My fiance cheated on me with my friend and after a year he made it up to me by taking me in a hot air balloon and having a sky writer spell out my name and say ''Im sorry'' then 5 months later we went out for dinner at McDonald's(I know it doesn't sound romantic but its where we met) and he proposed to me for a second time.My mam and dad don't approve and they say once a cheater always a cheater and my friends say Im too good for him.I used to love him until he broke my heart with a friend who I thought I could trust.We picked out the venue and my dress is beautiful its 5 days before the wedding and Im getting cold feet.I keep thinking he will cheat again and ruin my life and my future and that I might be able to meet someone who I can depend on to be faithful.Im so confused I just need somebody to answer the question for me should I go through with the wedding?

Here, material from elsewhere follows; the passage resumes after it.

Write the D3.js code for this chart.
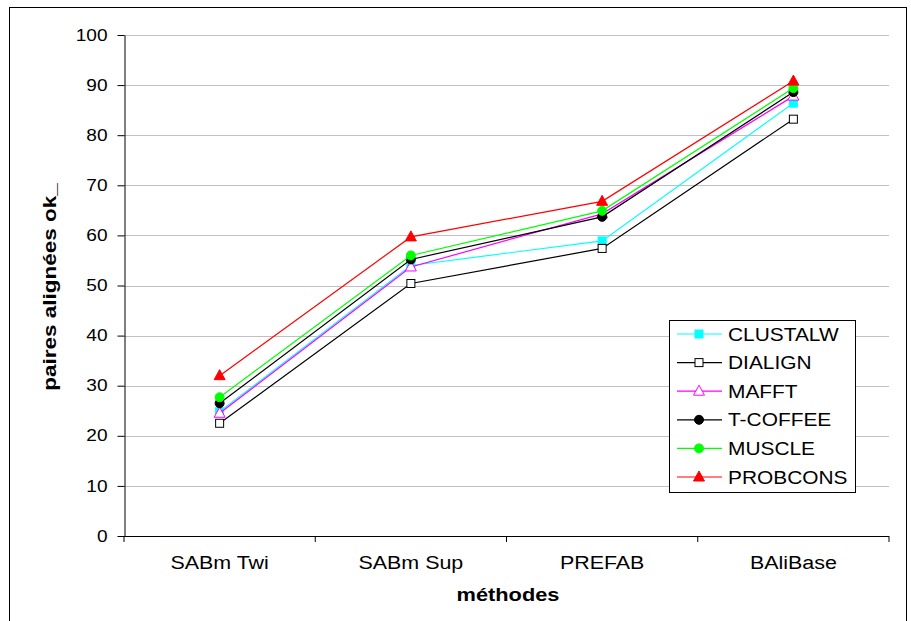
<!DOCTYPE html>
<html><head><meta charset="utf-8">
<script src="https://cdn.jsdelivr.net/npm/d3@7"></script>
<style>body{margin:0;background:#fff}svg{display:block}text{font-family:"Liberation Sans",Arial,sans-serif}</style>
</head><body><svg id="c" width="911" height="621"></svg>
<script>
const categories = ["SABm Twi", "SABm Sup", "PREFAB", "BAliBase"];
const seriesNames = ["CLUSTALW", "DIALIGN", "MAFFT", "T-COFFEE", "MUSCLE", "PROBCONS"];
const clustalw = [24.8, 54.0, 58.9, 86.4];
const dialign  = [22.5, 50.4, 57.4, 83.2];
const mafft    = [24.5, 53.7, 64.3, 87.8];
const tcoffee  = [26.5, 55.2, 63.7, 88.6];
const muscle   = [27.7, 56.0, 64.9, 89.4];
const probcons = [32.0, 59.7, 66.8, 90.8];
const yTicks = [0,10,20,30,40,50,60,70,80,90,100];

const seriesValues = [clustalw, dialign, mafft, tcoffee, muscle, probcons];
const styles = [
  {color:"#00FFFF", shape:"square", fill:"#00FFFF"},
  {color:"#000000", shape:"square", fill:"#FFFFFF"},
  {color:"#FF00FF", shape:"triangle", fill:"#FFFFFF"},
  {color:"#000000", shape:"circle", fill:"#000000"},
  {color:"#00FF00", shape:"circle", fill:"#00FF00"},
  {color:"#FF0000", shape:"triangle", fill:"#FF0000"}
];

const svg = d3.select("#c");
const L=124, R=889, T=35, B=536;
const x = d3.scaleBand().domain(categories).range([L,R]);
const y = d3.scaleLinear().domain([0,100]).range([B,T]);

function stretch(sel, f){
  sel.each(function(){
    const w = this.getComputedTextLength();
    d3.select(this).attr("textLength", w*f).attr("lengthAdjust","spacingAndGlyphs");
  });
}

// outer frame
svg.append("rect").attr("x",9.5).attr("y",7.5).attr("width",897).attr("height",640)
  .attr("fill","none").attr("stroke","#000").attr("stroke-width",1);

// gridlines
svg.append("g").selectAll("line").data(yTicks.filter(d=>d>0)).join("line")
  .attr("x1",L).attr("x2",R).attr("y1",d=>Math.round(y(d))+0.5).attr("y2",d=>Math.round(y(d))+0.5)
  .attr("stroke","#c0c0c0").attr("stroke-width",1);

// y axis
const ya = svg.append("g").attr("transform",`translate(${L+0.5},0)`)
  .call(d3.axisLeft(y).tickValues(yTicks).tickSize(7).tickSizeOuter(0).tickPadding(10));
ya.select(".domain").attr("stroke","#000");
ya.selectAll("text").attr("font-size",16).attr("fill","#000");
stretch(ya.selectAll("text"), 1.19);

// x axis
const xa = svg.append("g").attr("transform",`translate(0,${B+0.5})`)
  .call(d3.axisBottom(x).tickSize(0).tickPadding(20));
xa.select(".domain").attr("stroke","#000").attr("d",`M${L},0H${R}`);
xa.selectAll("text").attr("font-size",18).attr("fill","#000");
stretch(xa.selectAll("text"), 1.19);
svg.append("g").selectAll("line").data(d3.range(categories.length+1)).join("line")
  .attr("x1",i=>L+i*x.step()).attr("x2",i=>L+i*x.step())
  .attr("y1",B).attr("y2",B+6).attr("stroke","#000");

// axis titles
const xt = svg.append("text").attr("x",508).attr("y",601).attr("text-anchor","middle")
  .attr("font-size",18).attr("font-weight","bold").text("méthodes");
stretch(xt, 1.21);
const yt = svg.append("text").attr("transform","translate(56,287) rotate(-90)").attr("text-anchor","middle")
  .attr("font-size",18).attr("font-weight","bold").text("paires alignées ok_");
stretch(yt, 1.25);

function marker(g, shape, cx, cy, st){
  if(shape==="square"){
    g.append("rect").attr("x",cx-4).attr("y",cy-4).attr("width",8).attr("height",8)
      .attr("fill",st.fill).attr("stroke",st.color).attr("stroke-width",1);
  } else if(shape==="circle"){
    g.append("circle").attr("cx",cx).attr("cy",cy).attr("r",4.5).attr("fill",st.fill).attr("stroke",st.color);
  } else {
    g.append("path").attr("d",`M${cx},${cy-6}L${cx+5.5},${cy+4}L${cx-5.5},${cy+4}Z`)
      .attr("fill",st.fill).attr("stroke",st.color).attr("stroke-width",1);
  }
}

const line = d3.line().x((d,i)=>x(categories[i])+x.bandwidth()/2).y(d=>y(d));
seriesValues.forEach((vals,si)=>{
  const st = styles[si];
  const g = svg.append("g");
  g.append("path").attr("d",line(vals)).attr("fill","none").attr("stroke",st.color).attr("stroke-width",1.2);
  vals.forEach((v,i)=>marker(g, st.shape, x(categories[i])+x.bandwidth()/2, y(v), st));
});

// legend
const lg = svg.append("g");
lg.append("rect").attr("x",669.5).attr("y",320.5).attr("width",186).attr("height",172)
  .attr("fill","#fff").attr("stroke","#000");
seriesNames.forEach((n,i)=>{
  const st = styles[i];
  const cy = 334 + i*28.6;
  lg.append("line").attr("x1",677).attr("x2",722).attr("y1",cy).attr("y2",cy).attr("stroke",st.color).attr("stroke-width",1.2);
  marker(lg, st.shape, 699, cy, st);
  const t = lg.append("text").attr("x",728).attr("y",cy+6.5).attr("font-size",18).attr("fill","#000").text(n);
  stretch(t, 1.16);
});
</script></body></html>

You need to have trust in a relationship.

Can you learn to trust him again?

If you can't answer the question with a yes, then I think you know what you should do.

i think you should have walked walked away sooner. but he broke your heart once before it wont matter if you break his, if you feel you wont be able to be happy with him then just tell him you cant go on wiht it anymore. its better for you to follow your heart now then regret it later.

If you have these doubts I'd seriously think about going ahead with it.

You don't want to end up married to him and always wondering where he is and who he is with.

I wouldn't. People don't change. Even if he didn't do it again he would still think about it.

To be honest, I don't know you but i think your friends and family are right. When your family and friends tell you he is no good there he is no good. But you also have to see it your way, if you really love him and feel that he has change then by all means take that risk and marry him. But I do agree once a cheater always a cheater. And if he isn't married to you now do you think when you are married that he will not cheat? Ask yourself, will he be worth the pain if he does cheat when you could have walked the other way?
Good luck, I hope the best for you!

Personally, I would not go through with it. I don't agree that a cheater will always cheat again, but I will tell you that your feelings of insecurity could taint your marriage. Even a good marriage is hard at times, and you don't need the added misgivings that come from marrying a man who you don't feel you can trust completely. Marriage is a big commitment -- probably the biggest of your life. If you have reservations, either call it off or ask for more time to sort out your feelings until you feel completely comfortable with your course of action.

If he only has to do some cute stupid s*** to get you to forgive him for CHEATING on you, what in the world makes you think that he won't do it again?

He had no repercussions for cheating on you so I wouldn't think he would hesitate to do it again. All he would have to do is buy you some flowers and sing to you for you to forgive him again. At least that's what I think he's going to think the next time he's tempted to cheat on you again.

I don't necessarily believe in once a cheater always a cheater. I believe someone can cheat on someone, break up with them, and then never cheat on their new partner, but I have a really hard time believing that someone who is taken back after cheating on their partner will stop. Especially if there was no severe punishment that would serve as a deterrent for them not to cheat again.

I couldn't marry someone I didn't trust. Talk to your fiance. Express your fears to him. If you have cold feet then you need to work it out with him, not random people who don't know you or him on the internet.

Leave him and never look back. I know it will be extremely hard and lonesome at times, but trust me, every time he's out without you you're going to be wondering if he's cheating on you and that's NO way to live! You have to know that there is someone else out there for you who will put you on the pedestal you deserve. Don't worry about the venue and the dress. And as far as I'm concerned, if you took the time to come post a question about if you should continue getting married to someone...you've just answered your own question :) I'm sorry that he cheated on you but PLEASE don't go through with it, good luck!